═════ Data extract

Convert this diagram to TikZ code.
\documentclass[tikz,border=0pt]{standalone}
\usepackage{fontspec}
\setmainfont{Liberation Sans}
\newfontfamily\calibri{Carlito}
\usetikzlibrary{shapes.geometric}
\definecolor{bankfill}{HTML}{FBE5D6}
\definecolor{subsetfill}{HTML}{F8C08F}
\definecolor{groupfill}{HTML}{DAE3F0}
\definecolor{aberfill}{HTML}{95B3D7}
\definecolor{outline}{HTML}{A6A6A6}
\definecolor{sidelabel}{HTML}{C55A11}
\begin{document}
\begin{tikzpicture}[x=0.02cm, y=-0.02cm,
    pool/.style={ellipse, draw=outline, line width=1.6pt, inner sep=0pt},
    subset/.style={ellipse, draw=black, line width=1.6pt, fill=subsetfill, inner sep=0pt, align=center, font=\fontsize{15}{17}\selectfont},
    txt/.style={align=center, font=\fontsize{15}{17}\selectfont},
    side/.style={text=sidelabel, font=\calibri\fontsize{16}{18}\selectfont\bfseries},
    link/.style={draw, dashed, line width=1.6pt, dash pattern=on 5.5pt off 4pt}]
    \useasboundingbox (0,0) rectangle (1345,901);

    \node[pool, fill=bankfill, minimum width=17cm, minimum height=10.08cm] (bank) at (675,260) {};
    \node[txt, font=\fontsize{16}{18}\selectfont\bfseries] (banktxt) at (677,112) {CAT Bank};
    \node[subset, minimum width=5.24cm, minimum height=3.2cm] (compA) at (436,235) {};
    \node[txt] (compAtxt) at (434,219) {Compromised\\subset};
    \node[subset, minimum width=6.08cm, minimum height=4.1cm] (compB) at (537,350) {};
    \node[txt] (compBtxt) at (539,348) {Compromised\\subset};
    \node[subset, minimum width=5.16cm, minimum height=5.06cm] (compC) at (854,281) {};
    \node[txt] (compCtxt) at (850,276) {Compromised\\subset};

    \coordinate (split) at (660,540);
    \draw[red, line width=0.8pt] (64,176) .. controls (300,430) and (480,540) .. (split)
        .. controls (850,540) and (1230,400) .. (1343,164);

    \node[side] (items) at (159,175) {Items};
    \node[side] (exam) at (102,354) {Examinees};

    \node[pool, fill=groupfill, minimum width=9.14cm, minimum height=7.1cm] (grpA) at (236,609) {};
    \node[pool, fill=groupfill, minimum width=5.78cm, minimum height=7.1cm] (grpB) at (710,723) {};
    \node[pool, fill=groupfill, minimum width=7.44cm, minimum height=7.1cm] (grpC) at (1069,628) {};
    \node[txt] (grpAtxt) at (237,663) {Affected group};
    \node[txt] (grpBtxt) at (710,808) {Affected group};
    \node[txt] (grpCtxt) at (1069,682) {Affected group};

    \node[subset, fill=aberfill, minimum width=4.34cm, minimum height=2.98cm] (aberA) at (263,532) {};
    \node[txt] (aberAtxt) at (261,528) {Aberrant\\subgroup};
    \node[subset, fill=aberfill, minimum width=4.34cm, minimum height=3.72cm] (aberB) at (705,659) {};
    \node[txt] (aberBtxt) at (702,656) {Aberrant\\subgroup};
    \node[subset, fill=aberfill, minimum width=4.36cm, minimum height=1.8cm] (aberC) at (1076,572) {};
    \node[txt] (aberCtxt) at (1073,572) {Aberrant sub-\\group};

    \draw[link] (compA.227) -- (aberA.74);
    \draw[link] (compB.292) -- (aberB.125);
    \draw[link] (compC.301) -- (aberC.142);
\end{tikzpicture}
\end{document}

══════════

### What you need to do:
Return, please, the lines of the data from the first through the line containing "(0,0) rectangle (1345,901);", both kept, exactly as they stand and nothing more.

### Task solution:
Convert this diagram to TikZ code.
\documentclass[tikz,border=0pt]{standalone}
\usepackage{fontspec}
\setmainfont{Liberation Sans}
\newfontfamily\calibri{Carlito}
\usetikzlibrary{shapes.geometric}
\definecolor{bankfill}{HTML}{FBE5D6}
\definecolor{subsetfill}{HTML}{F8C08F}
\definecolor{groupfill}{HTML}{DAE3F0}
\definecolor{aberfill}{HTML}{95B3D7}
\definecolor{outline}{HTML}{A6A6A6}
\definecolor{sidelabel}{HTML}{C55A11}
\begin{document}
\begin{tikzpicture}[x=0.02cm, y=-0.02cm,
    pool/.style={ellipse, draw=outline, line width=1.6pt, inner sep=0pt},
    subset/.style={ellipse, draw=black, line width=1.6pt, fill=subsetfill, inner sep=0pt, align=center, font=\fontsize{15}{17}\selectfont},
    txt/.style={align=center, font=\fontsize{15}{17}\selectfont},
    side/.style={text=sidelabel, font=\calibri\fontsize{16}{18}\selectfont\bfseries},
    link/.style={draw, dashed, line width=1.6pt, dash pattern=on 5.5pt off 4pt}]
    \useasboundingbox (0,0) rectangle (1345,901);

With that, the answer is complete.